Real power in Britain does not rest with parliament. No-one voted for Rupert Murdoch and News Corporation, but he is set to take control of the majority of the British news media. No-one voted to allow the accumulation of unregulated power and wealth in the hands of irresponsible investment bankers and, when they brought the whole financial system to the brink of disaster, no-one voted to bail them out at the expense of the taxpayer. No-one voted for the dismantling of the National Health Service and the decimation of the welfare state. Yet all these measures are being undertaken by a government that had no mandate for them, led by a political party which, without the support of their Liberal Democrat partners who betrayed their election pledges, would have no parliamentary majority. The manipulation of the parliamentary system in the interests of a power elite, hell-bent on solving the economic crisis into which their system has fallen by shifting the burden onto the shoulders of the majority of the working population and the poorest sections of society, has never been more transparent than it is today. A representative democracy that is limited to the operation of a parliamentary electoral system that affords no opportunity to redress the gross and growing inequalities of wealth and real economic power in society, may rightly be regarded as a sham democracy.

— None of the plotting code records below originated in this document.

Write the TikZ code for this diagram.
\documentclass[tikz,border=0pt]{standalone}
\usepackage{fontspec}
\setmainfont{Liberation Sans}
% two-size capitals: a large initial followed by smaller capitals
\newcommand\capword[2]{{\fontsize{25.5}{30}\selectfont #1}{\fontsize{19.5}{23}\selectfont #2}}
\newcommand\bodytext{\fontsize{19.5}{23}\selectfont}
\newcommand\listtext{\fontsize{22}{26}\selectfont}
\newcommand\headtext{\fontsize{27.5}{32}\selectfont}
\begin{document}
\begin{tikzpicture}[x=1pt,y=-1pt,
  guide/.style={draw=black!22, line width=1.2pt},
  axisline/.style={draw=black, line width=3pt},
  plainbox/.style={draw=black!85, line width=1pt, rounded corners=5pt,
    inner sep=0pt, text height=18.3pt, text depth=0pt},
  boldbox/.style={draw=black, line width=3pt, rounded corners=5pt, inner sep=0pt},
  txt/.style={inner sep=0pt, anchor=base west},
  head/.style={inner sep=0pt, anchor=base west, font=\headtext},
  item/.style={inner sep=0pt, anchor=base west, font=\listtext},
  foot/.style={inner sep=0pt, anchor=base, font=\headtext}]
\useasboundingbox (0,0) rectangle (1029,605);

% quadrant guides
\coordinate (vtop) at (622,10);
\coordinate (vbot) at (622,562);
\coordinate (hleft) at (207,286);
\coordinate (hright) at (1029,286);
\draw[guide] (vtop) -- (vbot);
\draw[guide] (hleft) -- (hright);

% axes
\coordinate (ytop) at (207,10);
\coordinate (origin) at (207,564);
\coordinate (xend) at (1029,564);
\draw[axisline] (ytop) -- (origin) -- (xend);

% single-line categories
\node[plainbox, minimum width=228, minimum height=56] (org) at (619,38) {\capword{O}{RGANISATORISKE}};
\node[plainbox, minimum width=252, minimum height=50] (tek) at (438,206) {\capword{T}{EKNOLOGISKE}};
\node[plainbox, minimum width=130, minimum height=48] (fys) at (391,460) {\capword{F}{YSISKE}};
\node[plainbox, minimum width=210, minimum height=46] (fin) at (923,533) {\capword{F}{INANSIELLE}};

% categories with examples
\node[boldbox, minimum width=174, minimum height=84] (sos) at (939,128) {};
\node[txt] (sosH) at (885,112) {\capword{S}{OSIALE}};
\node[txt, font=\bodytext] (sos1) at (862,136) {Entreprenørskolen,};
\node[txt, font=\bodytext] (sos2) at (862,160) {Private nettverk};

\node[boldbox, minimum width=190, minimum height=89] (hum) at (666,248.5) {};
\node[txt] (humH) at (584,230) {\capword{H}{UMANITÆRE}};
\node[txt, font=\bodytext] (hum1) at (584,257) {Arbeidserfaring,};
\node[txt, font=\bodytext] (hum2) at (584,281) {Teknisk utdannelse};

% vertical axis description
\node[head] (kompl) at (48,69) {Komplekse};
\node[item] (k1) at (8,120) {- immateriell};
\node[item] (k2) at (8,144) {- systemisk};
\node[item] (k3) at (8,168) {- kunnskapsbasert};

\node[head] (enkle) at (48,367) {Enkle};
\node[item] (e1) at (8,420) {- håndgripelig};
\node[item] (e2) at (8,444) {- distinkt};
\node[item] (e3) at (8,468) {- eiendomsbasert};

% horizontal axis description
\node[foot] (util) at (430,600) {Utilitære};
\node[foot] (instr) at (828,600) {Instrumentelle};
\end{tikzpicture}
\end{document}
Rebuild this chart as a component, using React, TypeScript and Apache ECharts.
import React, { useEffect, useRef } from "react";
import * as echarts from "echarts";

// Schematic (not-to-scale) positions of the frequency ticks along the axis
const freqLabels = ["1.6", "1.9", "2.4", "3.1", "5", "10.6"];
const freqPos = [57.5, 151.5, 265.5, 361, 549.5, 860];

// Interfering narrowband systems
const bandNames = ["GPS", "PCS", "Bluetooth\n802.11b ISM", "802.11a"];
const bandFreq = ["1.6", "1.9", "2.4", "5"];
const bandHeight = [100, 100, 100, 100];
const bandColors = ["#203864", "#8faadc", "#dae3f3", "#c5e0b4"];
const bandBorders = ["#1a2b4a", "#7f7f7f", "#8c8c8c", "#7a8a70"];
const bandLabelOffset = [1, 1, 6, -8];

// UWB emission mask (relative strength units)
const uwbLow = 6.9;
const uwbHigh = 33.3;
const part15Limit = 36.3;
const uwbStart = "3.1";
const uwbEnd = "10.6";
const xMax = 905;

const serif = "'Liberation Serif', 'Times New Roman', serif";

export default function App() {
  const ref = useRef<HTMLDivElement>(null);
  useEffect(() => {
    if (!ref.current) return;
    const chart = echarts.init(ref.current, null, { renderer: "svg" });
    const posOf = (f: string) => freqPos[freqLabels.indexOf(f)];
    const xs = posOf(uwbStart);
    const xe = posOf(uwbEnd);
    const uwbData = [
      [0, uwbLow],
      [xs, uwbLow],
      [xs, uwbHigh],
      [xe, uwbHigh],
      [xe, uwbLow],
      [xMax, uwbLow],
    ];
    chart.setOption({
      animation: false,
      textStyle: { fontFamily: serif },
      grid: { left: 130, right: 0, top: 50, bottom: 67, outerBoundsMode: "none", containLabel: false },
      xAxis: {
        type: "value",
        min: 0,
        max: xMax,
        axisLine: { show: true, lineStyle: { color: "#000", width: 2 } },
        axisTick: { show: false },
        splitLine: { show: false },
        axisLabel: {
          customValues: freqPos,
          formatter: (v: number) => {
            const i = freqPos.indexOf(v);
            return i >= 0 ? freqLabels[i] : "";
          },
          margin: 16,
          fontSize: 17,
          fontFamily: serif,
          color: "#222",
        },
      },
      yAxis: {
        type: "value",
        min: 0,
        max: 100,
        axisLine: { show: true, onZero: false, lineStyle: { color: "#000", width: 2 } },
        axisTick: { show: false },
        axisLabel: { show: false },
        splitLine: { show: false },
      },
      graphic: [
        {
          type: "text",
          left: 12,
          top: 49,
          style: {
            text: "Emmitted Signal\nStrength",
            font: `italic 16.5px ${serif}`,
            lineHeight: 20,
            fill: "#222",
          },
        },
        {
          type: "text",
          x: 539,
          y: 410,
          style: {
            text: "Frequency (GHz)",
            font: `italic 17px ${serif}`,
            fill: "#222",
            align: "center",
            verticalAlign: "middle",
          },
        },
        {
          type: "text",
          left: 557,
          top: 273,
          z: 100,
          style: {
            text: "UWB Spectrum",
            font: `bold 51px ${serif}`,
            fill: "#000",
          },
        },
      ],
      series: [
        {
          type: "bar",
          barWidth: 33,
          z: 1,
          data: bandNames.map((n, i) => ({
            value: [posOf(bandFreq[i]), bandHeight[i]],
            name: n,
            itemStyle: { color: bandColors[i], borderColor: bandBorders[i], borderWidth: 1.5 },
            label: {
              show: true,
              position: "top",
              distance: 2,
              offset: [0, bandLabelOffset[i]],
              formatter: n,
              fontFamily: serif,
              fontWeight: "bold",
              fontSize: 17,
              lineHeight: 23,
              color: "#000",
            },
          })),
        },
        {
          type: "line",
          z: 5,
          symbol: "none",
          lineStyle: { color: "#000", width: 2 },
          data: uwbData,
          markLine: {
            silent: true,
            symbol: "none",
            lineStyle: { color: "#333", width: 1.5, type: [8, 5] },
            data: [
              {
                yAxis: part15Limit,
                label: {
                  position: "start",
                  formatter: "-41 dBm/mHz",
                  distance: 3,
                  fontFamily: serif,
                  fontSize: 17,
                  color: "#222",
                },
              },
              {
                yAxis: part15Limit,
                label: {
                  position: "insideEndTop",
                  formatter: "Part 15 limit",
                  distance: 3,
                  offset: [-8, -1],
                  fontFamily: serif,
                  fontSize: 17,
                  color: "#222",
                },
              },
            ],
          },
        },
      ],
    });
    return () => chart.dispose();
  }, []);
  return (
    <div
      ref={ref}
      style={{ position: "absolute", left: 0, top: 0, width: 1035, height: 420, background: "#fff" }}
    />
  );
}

This doesn’t mean that it is without value or merit. Freedom of expression and the freedom to organize, to resist and to strike, are precious freedoms won over decades and centuries of struggle by working people. They must be cherished and defended and cannot be taken for granted. The coming months and years are sure to see growing resistance against the unprecedented scale of attacks on the public sector and on the living standards of the people. The degree of success of the popular struggles that lie ahead will also be the measure of the growth of a genuine people’s democracy. Such a democratic movement will not reject the parliamentary system, but neither will it be confined to it. Only by the determined mobilization of extra-parliamentary power, through trade unions, industrial action, direct action, occupations, sit-ins and large-scale community initiatives will a real democratic popular movement be able to tip the balance of power away from the corporate elite and into the hands of the majority of the people.